* **WHAT IS BEING ASKED**: Find all lines in the listing that include the word "this", then copy them.

* **EXTRACTED INFORMATION**:
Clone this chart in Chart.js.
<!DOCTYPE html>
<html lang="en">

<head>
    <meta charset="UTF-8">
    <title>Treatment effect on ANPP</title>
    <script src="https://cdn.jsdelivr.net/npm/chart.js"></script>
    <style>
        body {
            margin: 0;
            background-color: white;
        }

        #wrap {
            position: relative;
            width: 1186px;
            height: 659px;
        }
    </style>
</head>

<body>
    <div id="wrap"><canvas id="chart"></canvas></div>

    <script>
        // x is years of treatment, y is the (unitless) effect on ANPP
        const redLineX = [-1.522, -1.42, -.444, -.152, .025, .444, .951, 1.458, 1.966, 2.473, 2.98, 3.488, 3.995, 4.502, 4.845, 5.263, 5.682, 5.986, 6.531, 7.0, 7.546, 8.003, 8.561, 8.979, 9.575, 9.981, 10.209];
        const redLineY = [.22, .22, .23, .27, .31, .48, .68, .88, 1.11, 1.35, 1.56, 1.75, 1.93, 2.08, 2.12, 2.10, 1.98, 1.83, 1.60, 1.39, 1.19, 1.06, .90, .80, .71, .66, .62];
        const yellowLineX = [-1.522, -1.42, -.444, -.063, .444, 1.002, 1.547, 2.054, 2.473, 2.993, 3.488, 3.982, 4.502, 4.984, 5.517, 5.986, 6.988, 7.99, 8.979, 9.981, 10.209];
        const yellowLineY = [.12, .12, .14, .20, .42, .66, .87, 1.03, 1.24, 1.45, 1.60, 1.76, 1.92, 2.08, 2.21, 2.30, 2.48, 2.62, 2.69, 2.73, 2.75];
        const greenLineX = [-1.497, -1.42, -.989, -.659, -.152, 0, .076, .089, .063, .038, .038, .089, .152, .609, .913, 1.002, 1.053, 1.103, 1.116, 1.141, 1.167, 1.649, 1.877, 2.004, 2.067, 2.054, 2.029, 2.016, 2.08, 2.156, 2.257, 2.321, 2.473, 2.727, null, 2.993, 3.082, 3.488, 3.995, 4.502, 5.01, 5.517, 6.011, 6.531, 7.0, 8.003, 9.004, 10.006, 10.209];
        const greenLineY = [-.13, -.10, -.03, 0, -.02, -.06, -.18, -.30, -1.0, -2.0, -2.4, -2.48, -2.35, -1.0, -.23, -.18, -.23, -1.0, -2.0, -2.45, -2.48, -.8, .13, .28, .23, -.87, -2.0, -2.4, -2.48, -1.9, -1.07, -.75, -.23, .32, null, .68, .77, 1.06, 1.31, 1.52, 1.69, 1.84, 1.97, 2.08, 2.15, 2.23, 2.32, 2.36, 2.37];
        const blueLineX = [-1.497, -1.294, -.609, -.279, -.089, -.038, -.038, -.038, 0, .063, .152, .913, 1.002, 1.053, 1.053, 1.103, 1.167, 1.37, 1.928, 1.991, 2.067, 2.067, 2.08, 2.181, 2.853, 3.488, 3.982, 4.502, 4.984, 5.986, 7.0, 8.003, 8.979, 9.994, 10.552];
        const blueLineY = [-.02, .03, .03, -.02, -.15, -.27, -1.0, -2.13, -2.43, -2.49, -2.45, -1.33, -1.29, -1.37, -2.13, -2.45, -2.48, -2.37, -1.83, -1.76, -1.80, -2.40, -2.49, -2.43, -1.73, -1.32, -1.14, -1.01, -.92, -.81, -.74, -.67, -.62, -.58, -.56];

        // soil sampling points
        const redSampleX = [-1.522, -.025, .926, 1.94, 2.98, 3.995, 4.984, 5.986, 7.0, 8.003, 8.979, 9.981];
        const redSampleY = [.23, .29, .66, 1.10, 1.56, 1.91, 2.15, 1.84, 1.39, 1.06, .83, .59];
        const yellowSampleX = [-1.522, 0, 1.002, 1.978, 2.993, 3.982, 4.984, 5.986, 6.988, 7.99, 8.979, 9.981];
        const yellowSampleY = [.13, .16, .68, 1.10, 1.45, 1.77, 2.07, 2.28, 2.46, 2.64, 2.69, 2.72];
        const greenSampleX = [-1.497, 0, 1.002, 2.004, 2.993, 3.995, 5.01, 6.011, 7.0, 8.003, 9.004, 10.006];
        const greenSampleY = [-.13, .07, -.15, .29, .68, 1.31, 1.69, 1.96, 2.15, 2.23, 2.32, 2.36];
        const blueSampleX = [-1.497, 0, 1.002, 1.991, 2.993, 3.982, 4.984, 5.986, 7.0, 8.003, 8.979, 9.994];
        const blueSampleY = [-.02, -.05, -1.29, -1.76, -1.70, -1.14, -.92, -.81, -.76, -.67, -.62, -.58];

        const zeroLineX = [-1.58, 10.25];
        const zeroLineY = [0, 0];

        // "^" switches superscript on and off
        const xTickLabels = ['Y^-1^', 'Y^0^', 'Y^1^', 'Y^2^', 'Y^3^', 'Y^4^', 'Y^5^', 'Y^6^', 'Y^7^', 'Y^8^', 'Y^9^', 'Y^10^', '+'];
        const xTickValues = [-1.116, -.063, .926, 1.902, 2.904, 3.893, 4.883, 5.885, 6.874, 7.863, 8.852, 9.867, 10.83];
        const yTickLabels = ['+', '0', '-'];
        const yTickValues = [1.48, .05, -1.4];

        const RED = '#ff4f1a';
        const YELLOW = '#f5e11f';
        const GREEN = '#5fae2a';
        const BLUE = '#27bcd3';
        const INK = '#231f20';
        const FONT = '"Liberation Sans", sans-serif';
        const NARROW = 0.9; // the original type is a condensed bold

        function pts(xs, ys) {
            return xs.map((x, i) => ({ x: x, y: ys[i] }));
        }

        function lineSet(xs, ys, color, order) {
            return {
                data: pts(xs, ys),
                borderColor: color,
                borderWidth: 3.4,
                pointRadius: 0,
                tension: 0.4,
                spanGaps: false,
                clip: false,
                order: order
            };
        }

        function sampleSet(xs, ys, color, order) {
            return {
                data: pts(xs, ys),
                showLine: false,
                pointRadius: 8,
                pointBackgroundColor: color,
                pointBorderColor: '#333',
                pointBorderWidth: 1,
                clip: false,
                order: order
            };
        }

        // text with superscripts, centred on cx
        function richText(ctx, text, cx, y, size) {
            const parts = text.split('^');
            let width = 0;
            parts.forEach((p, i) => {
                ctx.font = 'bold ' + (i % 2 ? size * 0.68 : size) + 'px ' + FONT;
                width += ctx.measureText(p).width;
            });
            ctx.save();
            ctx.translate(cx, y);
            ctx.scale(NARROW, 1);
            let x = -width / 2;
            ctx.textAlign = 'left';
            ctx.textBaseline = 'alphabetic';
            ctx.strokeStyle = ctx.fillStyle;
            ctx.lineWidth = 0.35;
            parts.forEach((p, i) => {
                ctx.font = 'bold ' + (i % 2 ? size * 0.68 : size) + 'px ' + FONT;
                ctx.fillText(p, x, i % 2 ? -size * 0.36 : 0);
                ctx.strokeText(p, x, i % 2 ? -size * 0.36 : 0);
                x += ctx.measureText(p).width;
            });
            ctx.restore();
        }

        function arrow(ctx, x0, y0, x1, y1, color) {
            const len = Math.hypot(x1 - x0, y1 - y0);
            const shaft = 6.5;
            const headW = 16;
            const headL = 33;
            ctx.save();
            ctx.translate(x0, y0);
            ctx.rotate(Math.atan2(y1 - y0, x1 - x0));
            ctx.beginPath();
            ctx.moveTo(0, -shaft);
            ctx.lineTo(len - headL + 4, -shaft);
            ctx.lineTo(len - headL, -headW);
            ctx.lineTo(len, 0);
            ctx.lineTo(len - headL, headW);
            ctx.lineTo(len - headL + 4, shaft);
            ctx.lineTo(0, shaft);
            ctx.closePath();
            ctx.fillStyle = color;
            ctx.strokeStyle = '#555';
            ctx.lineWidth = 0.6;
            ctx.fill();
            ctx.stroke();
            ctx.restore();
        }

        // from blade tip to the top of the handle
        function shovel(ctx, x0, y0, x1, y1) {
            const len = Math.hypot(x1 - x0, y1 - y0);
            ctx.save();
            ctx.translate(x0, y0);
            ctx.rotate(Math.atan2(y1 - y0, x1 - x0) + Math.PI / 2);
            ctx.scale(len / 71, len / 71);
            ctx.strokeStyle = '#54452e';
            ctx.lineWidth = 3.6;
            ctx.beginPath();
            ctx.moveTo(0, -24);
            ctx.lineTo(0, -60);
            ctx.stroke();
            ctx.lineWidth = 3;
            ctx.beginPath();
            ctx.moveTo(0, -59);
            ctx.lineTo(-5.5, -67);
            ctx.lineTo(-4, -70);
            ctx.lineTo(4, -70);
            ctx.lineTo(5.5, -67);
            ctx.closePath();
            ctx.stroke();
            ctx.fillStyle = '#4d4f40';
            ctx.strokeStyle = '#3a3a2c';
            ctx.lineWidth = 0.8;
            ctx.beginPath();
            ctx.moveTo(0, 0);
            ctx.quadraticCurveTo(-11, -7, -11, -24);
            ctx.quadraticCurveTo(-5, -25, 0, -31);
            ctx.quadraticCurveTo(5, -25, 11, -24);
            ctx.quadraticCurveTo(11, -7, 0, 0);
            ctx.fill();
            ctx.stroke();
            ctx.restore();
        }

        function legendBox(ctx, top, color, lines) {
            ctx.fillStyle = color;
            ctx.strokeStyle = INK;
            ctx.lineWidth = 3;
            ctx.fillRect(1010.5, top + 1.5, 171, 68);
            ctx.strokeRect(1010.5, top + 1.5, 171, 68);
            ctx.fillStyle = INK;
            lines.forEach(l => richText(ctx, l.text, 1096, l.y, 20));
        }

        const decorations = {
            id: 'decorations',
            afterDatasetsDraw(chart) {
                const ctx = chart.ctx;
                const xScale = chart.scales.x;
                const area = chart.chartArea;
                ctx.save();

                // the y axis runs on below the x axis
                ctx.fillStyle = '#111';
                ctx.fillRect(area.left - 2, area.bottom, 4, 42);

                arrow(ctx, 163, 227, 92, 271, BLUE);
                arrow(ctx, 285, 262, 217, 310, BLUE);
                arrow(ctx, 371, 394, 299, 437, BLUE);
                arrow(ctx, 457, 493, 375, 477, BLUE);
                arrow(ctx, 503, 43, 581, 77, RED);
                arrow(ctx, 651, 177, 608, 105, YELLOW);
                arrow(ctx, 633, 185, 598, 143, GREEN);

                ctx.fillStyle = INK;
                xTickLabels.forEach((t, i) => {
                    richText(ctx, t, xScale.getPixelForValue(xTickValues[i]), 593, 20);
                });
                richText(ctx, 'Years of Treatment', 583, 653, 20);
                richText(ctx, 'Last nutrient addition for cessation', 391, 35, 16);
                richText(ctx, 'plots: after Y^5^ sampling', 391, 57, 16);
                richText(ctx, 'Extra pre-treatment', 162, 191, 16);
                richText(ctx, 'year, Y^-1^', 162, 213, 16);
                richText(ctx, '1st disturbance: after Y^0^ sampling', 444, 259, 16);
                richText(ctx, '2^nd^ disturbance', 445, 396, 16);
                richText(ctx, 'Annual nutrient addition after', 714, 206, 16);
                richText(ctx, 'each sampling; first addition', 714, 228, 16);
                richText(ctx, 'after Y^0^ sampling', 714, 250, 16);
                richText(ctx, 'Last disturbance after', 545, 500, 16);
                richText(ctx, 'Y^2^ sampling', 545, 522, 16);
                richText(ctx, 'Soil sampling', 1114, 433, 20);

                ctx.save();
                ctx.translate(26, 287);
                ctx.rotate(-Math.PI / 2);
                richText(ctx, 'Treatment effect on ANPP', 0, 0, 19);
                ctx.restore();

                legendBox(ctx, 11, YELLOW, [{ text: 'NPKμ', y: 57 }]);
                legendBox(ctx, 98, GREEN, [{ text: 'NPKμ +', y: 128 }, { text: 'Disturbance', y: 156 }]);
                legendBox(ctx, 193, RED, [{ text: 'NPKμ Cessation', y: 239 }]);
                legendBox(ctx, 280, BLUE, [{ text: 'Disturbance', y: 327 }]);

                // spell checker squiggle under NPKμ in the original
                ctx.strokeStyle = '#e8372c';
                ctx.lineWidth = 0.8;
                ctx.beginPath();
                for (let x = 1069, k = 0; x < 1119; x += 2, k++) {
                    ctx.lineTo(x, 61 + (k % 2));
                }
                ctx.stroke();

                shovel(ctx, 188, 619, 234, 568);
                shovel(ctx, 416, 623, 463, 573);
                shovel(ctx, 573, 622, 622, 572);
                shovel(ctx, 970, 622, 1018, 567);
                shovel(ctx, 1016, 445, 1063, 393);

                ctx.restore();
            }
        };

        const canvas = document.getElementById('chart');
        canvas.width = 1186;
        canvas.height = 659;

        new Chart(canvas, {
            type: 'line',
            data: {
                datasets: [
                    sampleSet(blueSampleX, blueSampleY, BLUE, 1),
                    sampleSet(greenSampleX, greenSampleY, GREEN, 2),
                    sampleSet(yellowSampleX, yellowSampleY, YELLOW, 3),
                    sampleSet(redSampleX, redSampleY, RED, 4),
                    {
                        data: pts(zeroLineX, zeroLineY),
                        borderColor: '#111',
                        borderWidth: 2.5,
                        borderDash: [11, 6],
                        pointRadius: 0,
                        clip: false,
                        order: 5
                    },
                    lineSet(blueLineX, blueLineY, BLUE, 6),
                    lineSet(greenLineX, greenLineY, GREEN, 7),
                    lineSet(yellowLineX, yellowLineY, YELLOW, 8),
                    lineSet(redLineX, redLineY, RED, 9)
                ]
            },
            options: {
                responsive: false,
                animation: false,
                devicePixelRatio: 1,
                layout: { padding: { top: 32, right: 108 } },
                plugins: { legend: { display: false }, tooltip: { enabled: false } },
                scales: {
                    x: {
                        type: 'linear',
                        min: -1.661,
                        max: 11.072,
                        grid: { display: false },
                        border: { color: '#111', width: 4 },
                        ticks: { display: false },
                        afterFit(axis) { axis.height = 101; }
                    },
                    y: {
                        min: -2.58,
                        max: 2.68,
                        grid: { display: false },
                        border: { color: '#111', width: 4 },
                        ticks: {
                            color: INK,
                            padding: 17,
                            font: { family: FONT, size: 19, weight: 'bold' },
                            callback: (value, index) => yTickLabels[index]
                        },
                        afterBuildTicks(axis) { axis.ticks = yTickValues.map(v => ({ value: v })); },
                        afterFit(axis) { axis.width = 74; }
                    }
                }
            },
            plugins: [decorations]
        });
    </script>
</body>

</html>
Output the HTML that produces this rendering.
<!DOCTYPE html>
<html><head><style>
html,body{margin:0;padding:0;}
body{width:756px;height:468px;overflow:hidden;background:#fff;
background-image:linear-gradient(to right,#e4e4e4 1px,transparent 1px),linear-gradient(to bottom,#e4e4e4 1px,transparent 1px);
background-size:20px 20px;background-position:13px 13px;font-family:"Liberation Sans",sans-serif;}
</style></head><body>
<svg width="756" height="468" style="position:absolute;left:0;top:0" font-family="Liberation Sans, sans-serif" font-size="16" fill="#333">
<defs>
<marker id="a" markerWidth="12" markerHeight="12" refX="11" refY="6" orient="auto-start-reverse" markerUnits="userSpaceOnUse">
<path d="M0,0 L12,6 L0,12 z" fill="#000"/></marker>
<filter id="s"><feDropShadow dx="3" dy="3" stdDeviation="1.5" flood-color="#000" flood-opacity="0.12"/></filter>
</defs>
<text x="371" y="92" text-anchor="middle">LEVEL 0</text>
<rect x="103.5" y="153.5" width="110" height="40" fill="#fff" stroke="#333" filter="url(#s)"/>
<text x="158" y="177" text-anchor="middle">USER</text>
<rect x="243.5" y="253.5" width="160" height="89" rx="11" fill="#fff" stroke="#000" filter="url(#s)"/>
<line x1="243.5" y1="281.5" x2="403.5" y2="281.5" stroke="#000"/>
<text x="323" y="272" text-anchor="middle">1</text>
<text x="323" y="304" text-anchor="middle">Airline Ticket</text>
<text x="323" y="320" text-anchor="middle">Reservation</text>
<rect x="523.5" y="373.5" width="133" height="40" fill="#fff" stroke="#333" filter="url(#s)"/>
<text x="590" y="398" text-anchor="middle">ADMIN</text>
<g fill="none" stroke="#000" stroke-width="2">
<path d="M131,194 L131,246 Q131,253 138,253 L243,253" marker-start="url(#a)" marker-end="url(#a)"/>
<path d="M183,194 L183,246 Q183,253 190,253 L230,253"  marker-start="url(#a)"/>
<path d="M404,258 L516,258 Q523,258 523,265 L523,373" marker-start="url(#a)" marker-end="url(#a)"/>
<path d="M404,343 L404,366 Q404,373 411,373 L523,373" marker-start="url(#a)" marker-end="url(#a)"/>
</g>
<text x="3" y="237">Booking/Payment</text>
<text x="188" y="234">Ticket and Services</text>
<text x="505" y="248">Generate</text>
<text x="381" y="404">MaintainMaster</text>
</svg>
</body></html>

* **SOLUTION TO THE EXERCISE**:
Clone this chart in Chart.js.
Output the HTML that produces this rendering.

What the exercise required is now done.